Das Kernkraftwerk Lavrio sollte nahe der griechischen Stadt Lavrio entstehen und war das erste Kernkraftwerksprojekt in Griechenland. Trotz Vergabe eines Auftrags in den späten 1960ern verlief das Projekt letztlich in den 1980ern immer weiter aus den Planungen, bis diese nicht weiter fortgeführt wurden. Lavrio war das einzige Kernkraftwerksprojekt, das in Griechenland erörtert wurde.

Geschichte

Ab 1966 gab es seitens der staatlichen griechischen Elektrizitätsgesellschaft erste Pläne ein Kernkraftwerk zu errichten. Mehrere Länder interessierten sich im Vorfeld für das Projekt, darunter die Vereinigten Staaten von Amerika, die Sowjetunion, Deutschland und Frankreich, während das Vereinigte Königreich bereits im November 1966 mit Angabe von Kreditbedingungen einen 300 MW starken AGR angeboten hatte für 35 Millionen Pfund. Man wollte die Anlage bis 1972 in Betrieb nehmen.[1] Mit den Vereinigten Staaten von Amerika wurde insbesondere eine Studie für die nukleare Meerwasserentsalzung ab 1967 initiiert, in der täglich 95.000 bis 190.000 Kubikmeter Meerwasser für die Trinkwasserversorgung der Hauptstadt Athen entsalzt werden sollten, gekoppelt mit einem 300 MW starken Kernkraftwerk. Unter Annahme eines 300 MW starken Leichtwasserreaktors mit entsprechenden Turbosatz, dessen Kosten auf 68 Millionen Dollar kalkuliert wurden, sollte die 190.000 Kubikmeter-Entsalzungsanlage rund 36 Millionen Dollar kosten, womit die Erzeugungskosten bei 4,4 US-Dollar-Cents pro Kilowattstunde lagen, die Kosten für 3,79 Kubikmeter Wasser auf 33 US-Dollar-Cents. Damit wäre ein Kernkraftwerk kostengünstiger gewesen als die für ein gleichgroßes Ölkraftwerk.[2] Eine ähnliche Studie wurde ebenfalls mit der UKAEC durchgeführt auf Basis eines 200 MW starken SGHWR, der bei dieser Leistung knapp 380.000 Kubikmeter Trinkwasser hätte entsalzen können.[3]

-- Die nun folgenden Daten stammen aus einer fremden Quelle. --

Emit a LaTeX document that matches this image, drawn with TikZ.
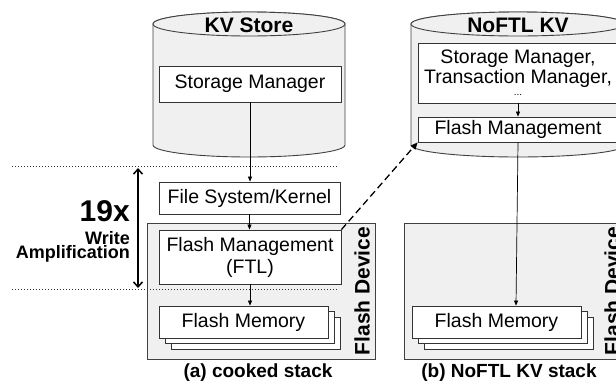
\documentclass[tikz,border=0pt]{standalone}
\usepackage{fontspec}
\setmainfont{Liberation Sans}
\usetikzlibrary{arrows.meta,shadows}
\begin{document}
\begin{tikzpicture}[x=1pt,y=-1pt,
  box/.style={draw=black!80, fill=white, line width=0.8pt, inner sep=0pt,
    font=\fontsize{19.5}{21}\selectfont, align=center},
  stackbox/.style={box, double copy shadow={shadow xshift=6pt, shadow yshift=-5.5pt}},
  cyl/.style={draw=black!75, fill=black!6, line width=0.9pt},
  dev/.style={draw=black!75, fill=black!6, line width=0.8pt},
  arr/.style={-{Triangle[length=5pt,width=4pt]}, line width=0.7pt},
  dotline/.style={dash pattern=on 1pt off 2pt, line width=0.9pt, draw=black!80},
  dashline/.style={dash pattern=on 7pt off 4pt, line width=1.3pt, -{Triangle[length=7pt,width=6pt]}},
  ttl/.style={font=\fontsize{21}{21}\bfseries\selectfont, inner sep=0pt},
  captxt/.style={font=\fontsize{19}{19}\bfseries\selectfont, inner sep=0pt, anchor=base},
  lbl/.style={font=\fontsize{18}{14}\bfseries\selectfont, inner sep=0pt, anchor=base east}]
\useasboundingbox (0,0) rectangle (616,381);
\clip (0,0) rectangle (616,381);

% cylinders
\path[cyl] (153,24) -- (153,145) arc[start angle=180, end angle=0, x radius=96, y radius=12]
  -- (345,24) arc[start angle=0, end angle=-180, x radius=96, y radius=12] -- cycle;
\draw[cyl] (249,24) ellipse[x radius=96, y radius=12];
\path[cyl] (411,24) -- (411,145) arc[start angle=180, end angle=0, x radius=107, y radius=12]
  -- (625,24) arc[start angle=0, end angle=-180, x radius=107, y radius=12] -- cycle;
\draw[cyl] (518,24) ellipse[x radius=107, y radius=12];
\node[ttl] (kv) at (249,25) {KV Store};
\node[ttl] (nkv) at (518,25) {NoFTL KV};

% flash devices
\node[dev, minimum width=228pt, minimum height=136pt, inner sep=0pt] (dev1) at (261,291) {};
\node[dev, minimum width=222pt, minimum height=136pt, inner sep=0pt] (dev2) at (515,291) {};
\node[ttl, rotate=90] (fd1) at (362,291) {Flash Device};
\node[ttl, rotate=90] (fd2) at (612,291) {Flash Device};

% boxes (a)
\node[box, minimum width=182pt, minimum height=36pt] (sm1) at (250,84) {Storage Manager};
\node[box, minimum width=181pt, minimum height=32pt] (fs) at (249.5,198) {File System/Kernel};
\node[box, minimum width=182pt, minimum height=54pt, font=\fontsize{19.5}{22}\selectfont] (ftl) at (250,257) {Flash Management\\(FTL)};
\node[stackbox, minimum width=169pt, minimum height=32pt] (mem1) at (243.5,322) {Flash Memory};

% boxes (b)
\node[box, minimum width=200pt, minimum height=60pt, font=\fontsize{19.5}{20}\selectfont] (sm2) at (518,73)
  {Storage Manager,\\Transaction Manager,\\[-8pt]{\fontsize{10}{10}\selectfont ...}};
\node[box, minimum width=200pt, minimum height=25pt] (fm2) at (518,129.5) {Flash Management};
\node[stackbox, minimum width=169pt, minimum height=32pt] (mem2) at (496.5,322) {Flash Memory};

% connectors
\draw[arr] (sm1.south) -- (sm1.south |- fs.north);
\draw[arr] (fs.south) -- (fs.south |- ftl.north);
\draw[arr] (ftl.south) -- (ftl.south |- mem1.north);
\draw[arr] (sm2.south) -- (fm2.north);
\draw[arr] (fm2.south) -- ([xshift=19.5pt]mem2.north);
\draw[dashline] (ftl.north east) -- (fm2.south west);

% dotted boundaries
\coordinate (d1a) at (12,166); \coordinate (d1b) at (337,166);
\coordinate (d2a) at (12,289); \coordinate (d2b) at (337,289);
\draw[dotline] (d1a) -- (d1b);
\draw[dotline] (d2a) -- (d2b);

% write amplification
\coordinate (wt) at (138,168); \coordinate (wb) at (138,288);
\draw[{Straight Barb[length=5pt,width=9pt]}-{Straight Barb[length=5pt,width=9pt]}, line width=1.5pt] (wt) -- (wb);
\node[lbl, font=\fontsize{30}{30}\bfseries\selectfont] (nx) at (130,221) {19x};
\node[lbl] (w1) at (130,244) {Write};
\node[lbl] (w2) at (130,258) {Amplification};

% captions
\node[captxt] (capa) at (258,377) {(a) cooked stack};
\node[captxt] (capb) at (509,377) {(b) NoFTL KV stack};
\end{tikzpicture}
\end{document}
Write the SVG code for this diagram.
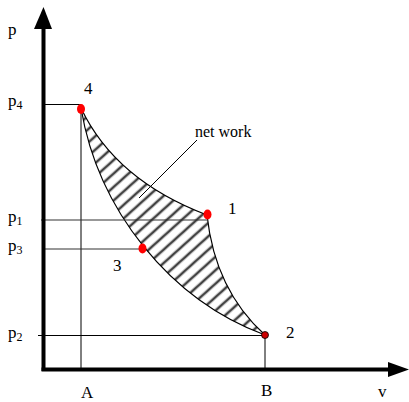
<svg xmlns="http://www.w3.org/2000/svg" width="409" height="402" viewBox="0 0 409 402">
<style>
.t{font-family:"Liberation Serif","Times New Roman",serif;font-size:17px;fill:#000}
.s{font-size:12px}
.thin{stroke:#000;stroke-width:1;fill:none}
.gl{stroke:#333;stroke-width:1.2;fill:none}
.ax{stroke:#000;stroke-width:4;fill:none}
.dot{fill:#f00}
</style>
<defs>
<pattern id="hatch" patternUnits="userSpaceOnUse" width="10" height="10" patternTransform="rotate(-42)">
<rect width="10" height="10" fill="#fff"/>
<line x1="0" y1="5" x2="10" y2="5" stroke="#222" stroke-width="2.6" opacity="0.85"/>
</pattern>
</defs>
<g id="connectors">
<path d="M81,108 C98,210 170,300 265,335 Q215,290 207,215 Q115,180 81,108 Z" fill="url(#hatch)" stroke="#000" stroke-width="1.2"/>
<line class="thin" x1="43" y1="104.5" x2="81" y2="104.5"/>
<line class="thin" x1="81" y1="104.5" x2="81" y2="370"/>
<line class="gl" x1="41" y1="220" x2="207" y2="220"/>
<line class="gl" x1="43" y1="249" x2="143" y2="249"/>
<line class="thin" x1="38" y1="335.5" x2="265" y2="335.5"/>
<line class="thin" x1="265" y1="335.5" x2="265" y2="370"/>
<line class="thin" x1="197" y1="140" x2="139" y2="198"/>
</g>
<g id="axes">
<line class="ax" x1="43.5" y1="371" x2="43.5" y2="26"/>
<polygon points="43.5,7 34,29 52,29" fill="#000"/>
<line class="ax" x1="41.5" y1="369.5" x2="390" y2="369.5"/>
<polygon points="409,369.5 388,362 388,377" fill="#000"/>
</g>
<g id="point4"><ellipse class="dot" cx="81" cy="109" rx="4" ry="5"/><text class="t" x="84" y="94">4</text></g>
<g id="point1"><ellipse class="dot" cx="207.5" cy="214.5" rx="4" ry="5"/><text class="t" x="228" y="214">1</text></g>
<g id="point3"><ellipse class="dot" cx="142.5" cy="248.5" rx="4" ry="5"/><text class="t" x="113" y="271">3</text></g>
<g id="point2"><circle cx="265" cy="335" r="3.5" fill="#c00" stroke="#000" stroke-width="0.8"/><text class="t" x="286" y="338">2</text></g>
<g id="labels">
<text class="t" x="8" y="35">p</text>
<text class="t" x="8" y="106">p<tspan class="s" dy="3">4</tspan></text>
<text class="t" x="8" y="222">p<tspan class="s" dy="3">1</tspan></text>
<text class="t" x="8" y="251">p<tspan class="s" dy="3">3</tspan></text>
<text class="t" x="8" y="338">p<tspan class="s" dy="3">2</tspan></text>
<text class="t" x="81" y="398">A</text>
<text class="t" x="261" y="396">B</text>
<text class="t" x="378" y="397">v</text>
<text class="t" x="195" y="137" style="font-size:16px">net work</text>
</g>
</svg>
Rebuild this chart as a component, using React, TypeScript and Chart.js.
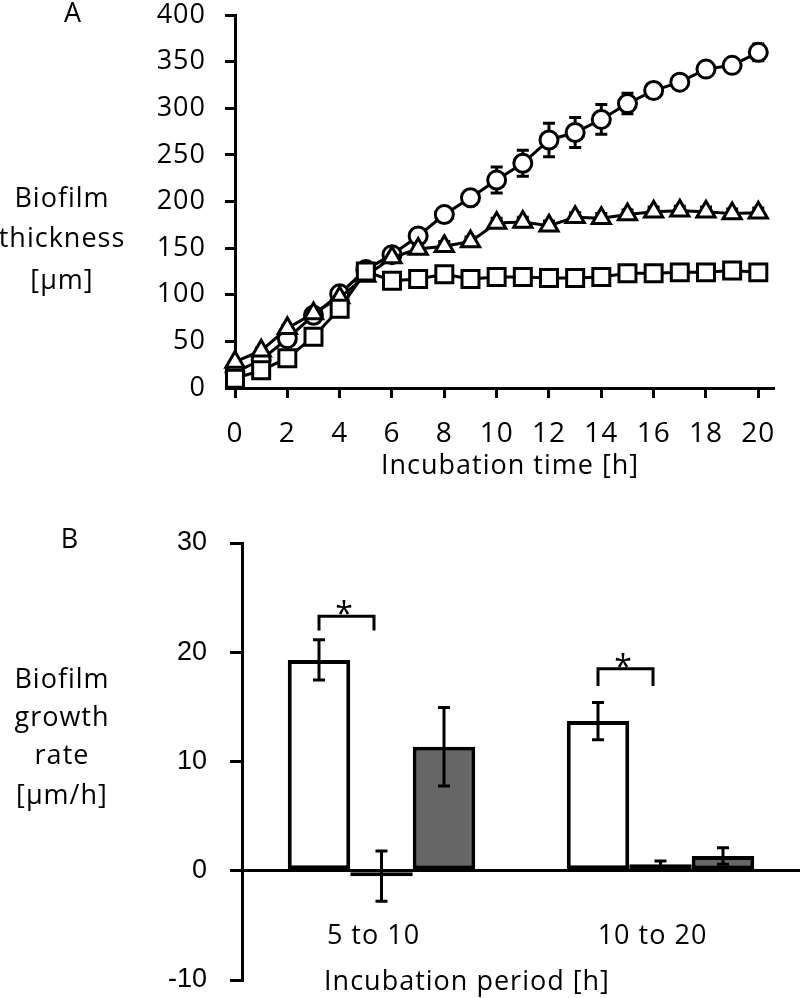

Anfang 1968 holt sich die staatliche Elektrizitätsgesellschaft Griechenlands Hilfe beim schweizer Ingenieurbüro Bonnard & Gardel S.A, sowie bei der Elektrowatt AG, die gemeinsam die Einführungen eines ersten Kernkraftwerks in Griechenland untersuchen sollten, sowie eine Leistungsgröße auf Basis des zu erwartenden Energiebedarfs festlegen sollten. Außerdem sollte ein Standort gewählt werden, sowie verschiedene Reaktortypen für das Kernkraftwerk evaluiert werden.[4] Im Sommer 1968 hat die griechische Regierung die generelle Zusage für den Bau eines Kernkraftwerks in Griechenland gegeben, sodass bis März 1969 die ersten Angebote für den Bau der Anlage eingeholt werden sollten für einen Betrieb der Anlage ab 1974.[5] Auf Basis eines Regierungsbeschlusses vom 18. Juni 1968 wurde daher die griechische Atomenergieorganisation Greece Atomic Energy Commission reorganisiert und die Befugnisse erteilt auf allen Gebieten der Kernenergie tätig zu werden, inklusive Ausbildung und Erziehung von Personal, als auch die Genehmigungsbefugnis für Erzeugung, Lagerung und Verwertung radioaktiver Stoffe zu erteilen. Außerdem wurde die Behörde befugt Reaktoren aller Art aus dem Ausland einzuführen, zu errichten und zu Betreiben, wodurch die regulatorische Basis für ein Kernkraftwerk geschaffen wurde.[6] Am 1. Mai 1969[7] beschloss die staatliche Elektrizitätsbehörde schließlich einen SGHWR von der UKAEC mit eienr Leistung von 450 MW als das erste Kernkraftwerk in Lavrio zu errichten. Seitens des Vereinigten Königreichs wurde ein Kredit für den Bau der Anlage gewährt, sowie der Kauf von 40.000 Tonnen Tabak aus Griechenland als Hilfszahlung akzeptiert.[8] Die Errichtung sollte schlüsselfertig erfolgen.[9]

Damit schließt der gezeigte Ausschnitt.